The thing is, I REALLY need some peanut butter brownies. I absolutely
must make
these ones, which are good, chewy, brownie textured brownies that are deliciously peanut buttery. Simple but fabulous (if you cook them the right length of time). Or maybe
these ones. A bit more involved and with a different texture but completely addicting. I've made them both many times and I need to make them
right now.Unless someone would be so good as to do it for me? Maybe someone who's not on a diet (oh, who am I kidding, it's the week after New Years:
everyone is dieting.) Please bake a batch of one or the other and eat it for me, would you?

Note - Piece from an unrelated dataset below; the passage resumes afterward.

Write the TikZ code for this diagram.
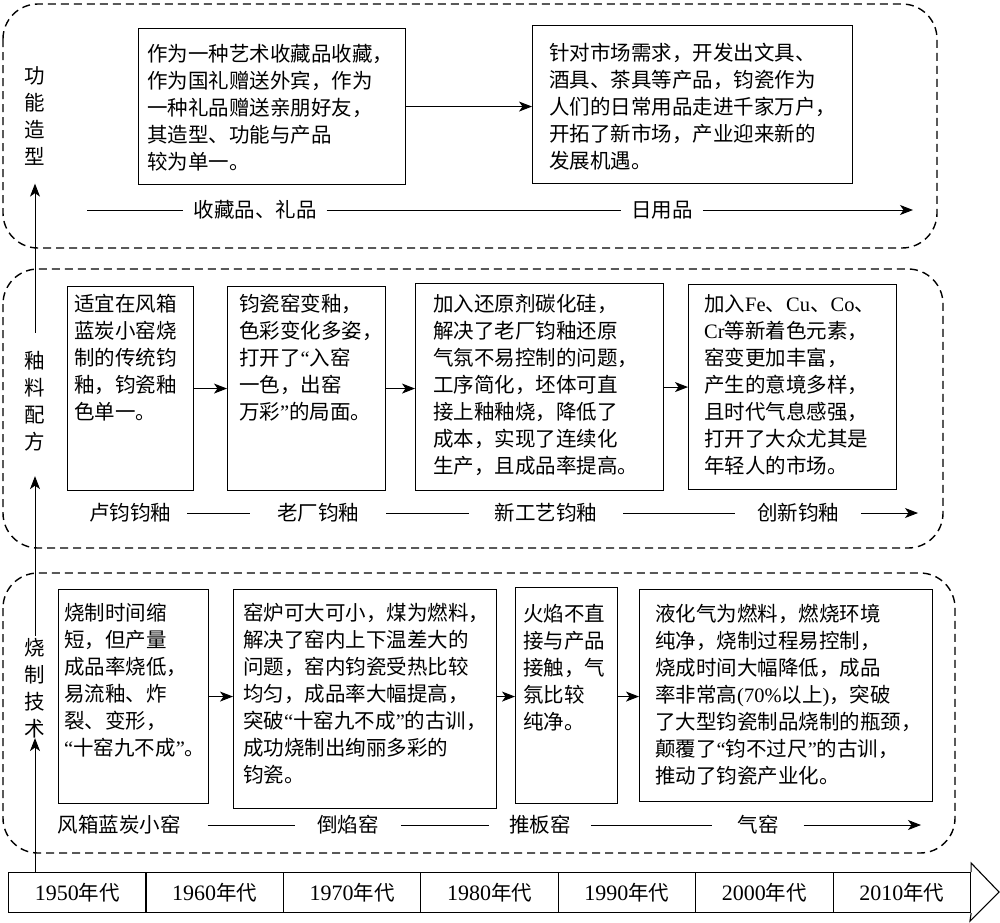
\documentclass[tikz,border=0pt]{standalone}
\usepackage{fontspec}
\setmainfont{Noto Sans CJK SC}
\newfontfamily\lat{Liberation Serif}
\usetikzlibrary{arrows.meta}
\newcommand{\myoq}{{\lat “}}
\newcommand{\mycq}{{\lat ”}}
\newcommand{\yr}[1]{{\lat\fontsize{22}{22}\selectfont #1}年代}
\newcommand{\fl}{\rule{0pt}{19pt}}
\begin{document}
\begin{tikzpicture}[x=1pt,y=-1pt,
  box/.style={draw, line width=1.1pt, inner sep=0pt, anchor=north west},
  txt/.style={inner sep=0pt, anchor=north west, align=left, font=\fontsize{20.5}{27}\selectfont},
  lbl/.style={inner ysep=0pt, font=\fontsize{20.5}{27}\selectfont},
  vlbl/.style={inner sep=0pt, align=center, font=\fontsize{20.5}{27}\selectfont},
  sec/.style={draw, line width=1.4pt, dash pattern=on 8pt off 5pt, rounded corners=35pt},
  arr/.style={-{Stealth[length=13pt,width=10pt,inset=3.5pt]}, line width=1pt},
  ln/.style={line width=1pt},
  cell/.style={draw, line width=1.1pt, minimum width=137.43pt, minimum height=40pt, inner sep=0pt, anchor=north west, font=\fontsize{20.5}{22}\selectfont}
]
\useasboundingbox (0,0) rectangle (1000,922);

% section frames
\draw[sec] (3,4) rectangle (937,248);
\draw[sec] (3,269) rectangle (943,548);
\draw[sec] (3,573) rectangle (955,853);

% ---------- top section ----------
\node[box, minimum width=267pt, minimum height=156pt] (f1) at (138,28) {};
\node[box, minimum width=320pt, minimum height=158pt] (f2) at (532,25) {};
\draw[arr] (f1.east) -- (f1.east -| f2.west);
\node[txt] (f1t) at (147,42) {\fl 作为一种艺术收藏品收藏，\\作为国礼赠送外宾，作为\\一种礼品赠送亲朋好友，\\其造型、功能与产品\\较为单一。};
\node[txt] (f2t) at (549,41) {\fl 针对市场需求，开发出文具、\\酒具、茶具等产品，钧瓷作为\\人们的日常用品走进千家万户，\\开拓了新市场，产业迎来新的\\发展机遇。};
\coordinate (c0) at (87,210);
\coordinate (ce) at (913,210);
\node[lbl, inner xsep=10pt] (c1) at (255,210) {收藏品、礼品};
\node[lbl, inner xsep=10pt] (c2) at (662,210) {日用品};
\draw[ln] (c0) -- (c1);
\draw[ln] (c1) -- (c2);
\draw[arr] (c2) -- (ce);

% ---------- middle section ----------
\node[box, minimum width=126pt, minimum height=204pt] (ma) at (67,286) {};
\node[box, minimum width=158pt, minimum height=204pt] (mb) at (227,286) {};
\node[box, minimum width=248pt, minimum height=207pt] (mc) at (415,283) {};
\node[box, minimum width=208pt, minimum height=205pt] (md) at (688,284) {};
\draw[arr] (ma.east) -- (ma.east -| mb.west);
\draw[arr] (mb.east) -- (mb.east -| mc.west);
\draw[arr] (mc.east) -- (mc.east -| md.west);
\node[txt] (mat) at (74,292) {\fl 适宜在风箱\\蓝炭小窑烧\\制的传统钧\\釉，钧瓷釉\\色单一。};
\node[txt] (mbt) at (239,292) {\fl 钧瓷窑变釉，\\色彩变化多姿，\\打开了\myoq 入窑\\一色，出窑\\万彩\mycq 的局面。};
\node[txt] (mct) at (433,292) {\fl 加入还原剂碳化硅，\\解决了老厂钧釉还原\\气氛不易控制的问题，\\工序简化，坯体可直\\接上釉釉烧，降低了\\成本，实现了连续化\\生产，且成品率提高。};
\node[txt] (mdt) at (704,292) {\fl 加入{\lat Fe}、{\lat Cu}、{\lat Co}、\\{\lat Cr}等新着色元素，\\窑变更加丰富，\\产生的意境多样，\\且时代气息感强，\\打开了大众尤其是\\年轻人的市场。};
\node[lbl, inner xsep=16pt] (m1) at (130,513) {卢钧钧釉};
\node[lbl, inner xsep=27pt] (m2) at (318,513) {老厂钧釉};
\node[lbl, inner xsep=26pt] (m3) at (546,513) {新工艺钧釉};
\node[lbl, inner xsep=22pt] (m4) at (798,513) {创新钧釉};
\coordinate (me) at (918,513);
\draw[ln] (m1) -- (m2);
\draw[ln] (m2) -- (m3);
\draw[ln] (m3) -- (m4);
\draw[arr] (m4) -- (me);

% ---------- bottom section ----------
\node[box, minimum width=150pt, minimum height=214pt] (b1) at (58,589) {};
\node[box, minimum width=263pt, minimum height=219pt] (b2) at (233,589) {};
\node[box, minimum width=102pt, minimum height=216pt] (b3) at (515,587) {};
\node[box, minimum width=293pt, minimum height=212pt] (b4) at (639,589) {};
\draw[arr] (b1.east) -- (b1.east -| b2.west);
\draw[arr] (b1.east -| b2.east) -- (b1.east -| b3.west);
\draw[arr] (b1.east -| b3.east) -- (b1.east -| b4.west);
\node[txt] (b1t) at (64,601) {\fl 烧制时间缩\\短，但产量\\成品率烧低，\\易流釉、炸\\裂、变形，\\\myoq 十窑九不成\mycq 。};
\node[txt] (b2t) at (243,601) {\fl 窑炉可大可小，煤为燃料，\\解决了窑内上下温差大的\\问题，窑内钧瓷受热比较\\均匀，成品率大幅提高，\\突破\myoq 十窑九不成\mycq 的古训，\\成功烧制出绚丽多彩的\\钧瓷。};
\node[txt] (b3t) at (523,602) {\fl 火焰不直\\接与产品\\接触，气\\氛比较\\纯净。};
\node[txt] (b4t) at (655,602) {\fl 液化气为燃料，燃烧环境\\纯净，烧制过程易控制，\\烧成时间大幅降低，成品\\率非常高{\lat (70\%}以上{\lat )}，突破\\了大型钧瓷制品烧制的瓶颈，\\颠覆了\myoq 钧不过尺\mycq 的古训，\\推动了钧瓷产业化。};
\node[lbl, inner xsep=27pt] (k1) at (119,825) {风箱蓝炭小窑};
\node[lbl, inner xsep=22pt] (k2) at (348,825) {倒焰窑};
\node[lbl, inner xsep=20pt] (k3) at (540,825) {推板窑};
\node[lbl, inner xsep=25pt] (k4) at (758,825) {气窑};
\coordinate (ke) at (921,825);
\draw[ln] (k1) -- (k2);
\draw[ln] (k2) -- (k3);
\draw[ln] (k3) -- (k4);
\draw[arr] (k4) -- (ke);

% ---------- vertical axis labels ----------
\node[vlbl] (v1) at (35,116) {功\\能\\造\\型};
\node[vlbl] (v2) at (35,401) {釉\\料\\配\\方};
\node[vlbl] (v3) at (35,688) {烧\\制\\技\\术};

% ---------- timeline ----------
\node[cell] (t0) at (8,872) {\yr{1950}};
\node[cell] (t1) at (145.43,872) {\yr{1960}};
\node[cell] (t2) at (282.86,872) {\yr{1970}};
\node[cell] (t3) at (420.29,872) {\yr{1980}};
\node[cell] (t4) at (557.72,872) {\yr{1990}};
\node[cell] (t5) at (695.15,872) {\yr{2000}};
\node[cell] (t6) at (832.58,872) {\yr{2010}};
\draw[line width=1.1pt, line join=miter] (t6.north east) -- ++(0,-9) -- (999,892) -- (970,921) -- (t6.south east);

% vertical axis arrows
\draw[arr] (v3.south |- t0.north) -- (v3.south);
\draw[arr, shorten <=2pt, shorten >=25pt] (v3.north) -- (v2.south);
\draw[arr, shorten <=18pt, shorten >=18pt] (v2.north) -- (v1.south);
\end{tikzpicture}
\end{document}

See, this is exactly my problem. Sure I am excited about getting down to my ideal weight; who doesn't love sweaters to look better on them? And sure I hope to have amazingly beautiful skin like Greg's, but mostly I want to cut back on baked goods.

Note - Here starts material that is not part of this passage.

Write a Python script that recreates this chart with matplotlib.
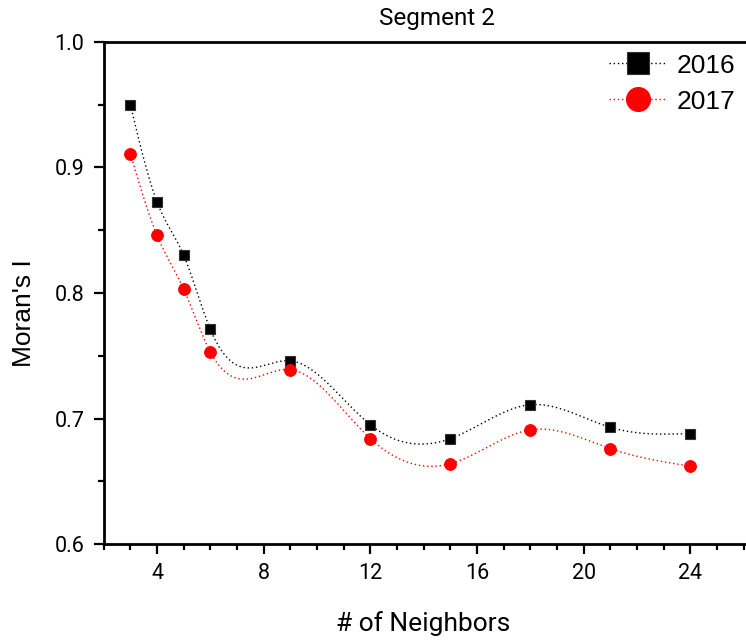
import numpy as np
import matplotlib
matplotlib.use('Agg')
import matplotlib.pyplot as plt
from matplotlib.ticker import MultipleLocator

####################################################################################
### Data
####################################################################################
neighbors = [3, 4, 5, 6, 9, 12, 15, 18, 21, 24]
moran_2016 = [0.950, 0.8725, 0.830, 0.771, 0.746, 0.695, 0.684, 0.711, 0.693, 0.688]
moran_2017 = [0.911, 0.846, 0.803, 0.753, 0.739, 0.684, 0.664, 0.691, 0.676, 0.662]


def natural_spline(x, y, n=400):
	# natural cubic spline through the points (Origin "spline" connect)
	x = np.asarray(x, float)
	y = np.asarray(y, float)
	k = len(x)
	h = np.diff(x)
	A = np.zeros((k, k))
	b = np.zeros(k)
	A[0, 0] = 1
	A[-1, -1] = 1
	for i in range(1, k - 1):
		A[i, i - 1] = h[i - 1]
		A[i, i] = 2 * (h[i - 1] + h[i])
		A[i, i + 1] = h[i]
		b[i] = 6 * ((y[i + 1] - y[i]) / h[i] - (y[i] - y[i - 1]) / h[i - 1])
	M = np.linalg.solve(A, b)
	xs = np.linspace(x[0], x[-1], n)
	idx = np.clip(np.searchsorted(x, xs) - 1, 0, k - 2)
	x0, x1 = x[idx], x[idx + 1]
	hh = x1 - x0
	ys = (M[idx] * (x1 - xs)**3 / (6 * hh) + M[idx + 1] * (xs - x0)**3 / (6 * hh)
		+ (y[idx] / hh - M[idx] * hh / 6) * (x1 - xs)
		+ (y[idx + 1] / hh - M[idx + 1] * hh / 6) * (xs - x0))
	return xs, ys


####################################################################################
### Figure
####################################################################################
fig = plt.figure(figsize=(7.46, 6.42), dpi=100)
fig.patch.set_facecolor('white')
ax = fig.add_axes([0.139, 0.1526, 0.8937, 0.782])

for ys, col, mk, ms, lab in [(moran_2016, 'black', 's', 7.9, '2016'),
							 (moran_2017, 'red', 'o', 8.4, '2017')]:
	xs, yy = natural_spline(neighbors, ys)
	ec = col if col == 'red' else '#333333'
	ax.plot(xs, yy, color=col, lw=1.0, ls=(0, (1, 2)))
	ax.plot(neighbors, ys, ls='none', marker=mk, ms=ms, mfc=col, mec=ec, mew=0.8)
	# legend proxy
	ax.plot([], [], color=col, lw=1.0, ls=(0, (1, 2)), marker=mk, ms=ms, mfc=col,
		mec=ec, mew=0.8, label=lab)

ax.set_xlim(2, 27)
ax.set_ylim(0.6, 1.0)
ax.xaxis.set_minor_locator(MultipleLocator(1))
ax.yaxis.set_minor_locator(MultipleLocator(0.05))
ax.set_xticks([4, 8, 12, 16, 20, 24])
ax.set_yticks([0.6, 0.7, 0.8, 0.9, 1.0])
ax.set_yticklabels(['0.6', '0.7', '0.8', '0.9', '1.0'])

ax.spines['right'].set_visible(False)
for s in ['left', 'bottom', 'top']:
	ax.spines[s].set_linewidth(2.0)
ax.tick_params(axis='both', which='major', direction='out', width=1.6, length=7, pad=7, top=False, right=False)
ax.tick_params(axis='both', which='minor', direction='out', width=1.6, length=4, top=False, right=False)
for lbl in ax.get_xticklabels() + ax.get_yticklabels():
	lbl.set_fontfamily(['Roboto', 'DejaVu Sans'])
	lbl.set_fontsize(15.5)

ax.set_title('Segment 2', fontfamily=['Roboto', 'DejaVu Sans'], fontsize=17.5, pad=12)
ax.set_xlabel('# of Neighbors', fontfamily=['Roboto', 'DejaVu Sans'], fontsize=19)
ax.xaxis.set_label_coords(0.479, -0.133)
ax.set_ylabel("Moran's I", fontfamily=['Liberation Sans', 'DejaVu Sans'], fontsize=19)
ax.yaxis.set_label_coords(-0.101, 0.46)

leg = ax.legend(loc='upper left', bbox_to_anchor=(0.799, 0.937), bbox_transform=fig.transFigure,
	frameon=False, prop={'family': ['Liberation Sans', 'DejaVu Sans'], 'size': 19},
	markerscale=2.05, handlelength=2.2, handletextpad=0.37, labelspacing=0.45, borderpad=0)

fig.savefig('out.png', dpi=100)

I am, apparently, incapable of just plain cutting back. I can't bake something and then not snack on it all day. It is lame. (and I can't just not bake, either) Knowing quite a bit about the
Dukan diet, and having seen Greg and both his mother and sister benefit greatly from it, I thought it was the perfect way to completely break away from my eating habits. I needed an actual list of foods I cannot eat if I want the diet to work. And brownies had to be on that list.
So here I am, not eating cookies or brownies for three days in a row. And I'm not even dying! Almost, but not all the way. This extreme phase will be very short for me and then I'll be allowed a splurge twice a week (eating a completely regular meal or even a dessert. Of course I will choose dessert). When the diet is over I will only allow myself to bake dessert one night a week and have to make it last two or three nights for dessert. The other nights I'll buy exotic fruits or give the kids chips or some other treat we don't eat a lot of.
I can do this. And I will! Especially if you'll go and bake and eat that batch of peanut butter brownies on my behalf!
P.S. I never thought I would do a "fad diet" like this. I have never dieted, but I feel like this one makes sense, especially for what I need it to do for me. Also, I apologize for all the swear words in this post.